Wednesday, July 22, 2009

The only thing that stays the same...is that Everything Changes.

Once again it's time for a sappy sentimental blog post.

So I'm sitting here watching my baby play with her dog, and it suddenly occurs to me that she isn't a baby anymore. She is three. Three whole years have passed since the day she was born.

More than three years actually, but I'm generalizing here.

Looking back on that night she was born, I would have never thought I would be where I am now. I've lost a lot the last few years, and I've gained about as much. I learned a lot about who I am, and how strong a person I can be when I need to be.

There was a time not too long ago that I didn't think I was going to be ok. I didn't think I could get through. I had lost the people that I had come to feel were my foundation. Not that anything was entirely anyone's fault, I had my hand in everything, as did they...but I was truly lost. I didn't know how to move forward.

Now that I'm past that, now that I've found what my true foundation is, now that I have really found my path, and am living a life that is solid, stable, happy and peaceful... I look back and wonder how I could have changed it all to have kept that life, and still have found the life I have now.

I shouldn't, but I miss that portion of my life that I have left behind now.

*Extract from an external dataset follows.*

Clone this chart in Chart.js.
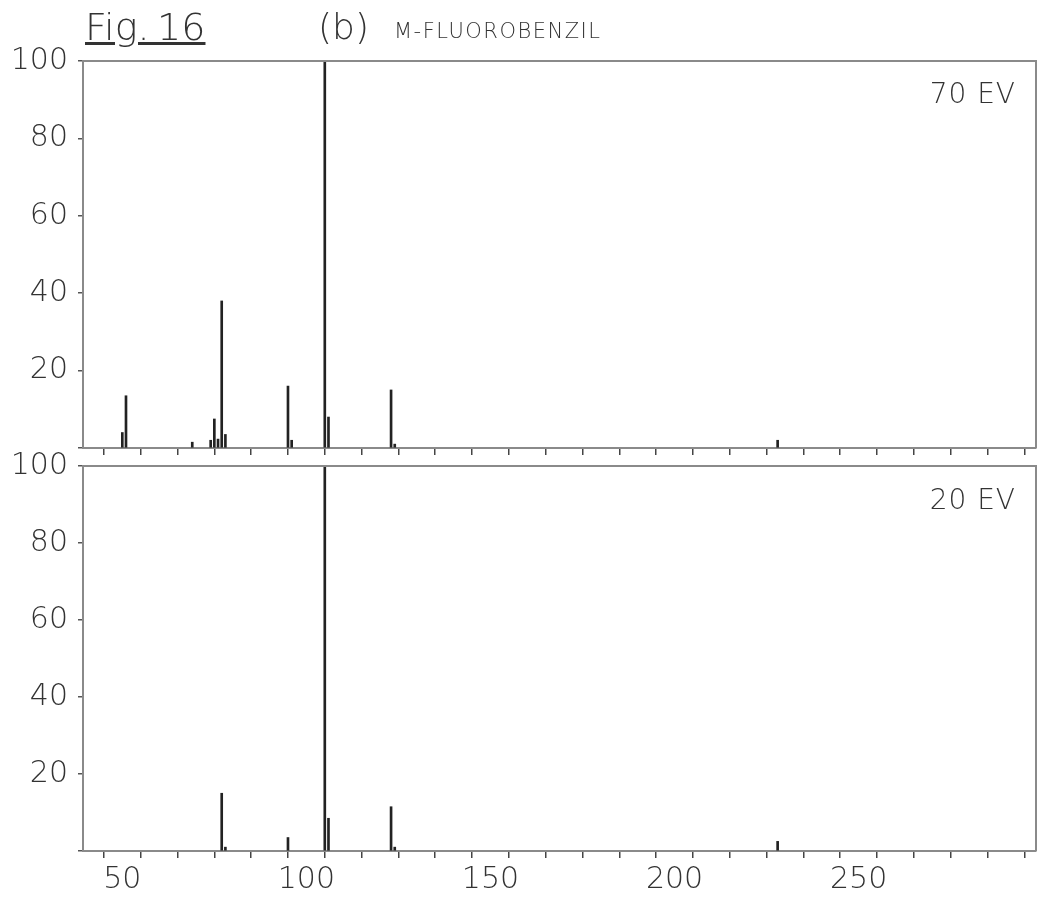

I drive past certain people on the road and wonder what their lives are like now that I am not a part of it. I know that it is all in the past and I have to move on and let it all go...but part of me believes that you don't form those kind of connections to people for no reason. I don't know now, maybe I will never know what the reason was...but I guess it helps me to think that there was a reason to it all.

I may have been the only one who walked away in pain, but I can't hold on to the pain anymore.

So here's to everything changing. For the better (and sometimes worse...but thats just the way it goes). Here's to moving on, and moving forward. Forgiving and being forgiven.


Photobucket

Wednesday, March 25, 2009

As good as it gets.

Not often in life can you sit back and say "This is good, it just doesn't get any better".

All of the important bases are covered. For the first time in my entire life, I feel like everything that I need, is right here within arms reach.

I have love, security, stability and comfort. I'm lucky enough to have found a person that I love, and who loves me with the same intensity in return. I have healthy beautiful children, a house that I love and finally a job that I'm happy to go to every morning.

Life is good.


Photobucket

Monday, March 2, 2009

I am the worst blogger

Once again, I'm here apologizing because I'm a bad, bad blogger.

It's been lil over a month since I last posted...and well...not a whole lot has happened.

Good news this week though...

You know that thing I've been waiting for the last four months for? IT HAPPENS ON FRIDAY!

That's right folks, the wait is finally almost over.

Bree comes home on Friday!!


Photobucket

Friday, January 23, 2009

What I wouldn't give...

for a bottomless cup of coffee right now.

I didn't sleep, AT ALL last night. I'm so tired that my eyes feel like I rubbed sand in them.

I could sit right here, in my bed and stare into nothing with a big cup of coffee, and be totally content.

*sigh*


Photobucket

Thursday, January 15, 2009

Thought of the Day Thursday

It's been a while since I've made a "Thought of the Day" post....so here goes.

My thought for today...why is it that grown-ass women act like fools when they are lumped together in a room/message board? I mean REALLY? Seriously though.

One woman says something, another woman jumps on her. Another woman defends the first one... one defends the second...and before you know it you have a bitch-fight...and not the good kind with jello.

I just don't understand why women feel so inclined to tear each other apart the way that we do. What happened to the feeling of sisterhood and solidarity?

I swear its like Junior Freakin Highschool.
Photobucket

Wednesday, January 14, 2009

Wordless Wednesday





Photobucket

Tuesday, January 13, 2009

53 more days...

For those of you who know me well enough to know what I'm counting down to...

We are at 53 more days.

53 more days until the world makes sense again.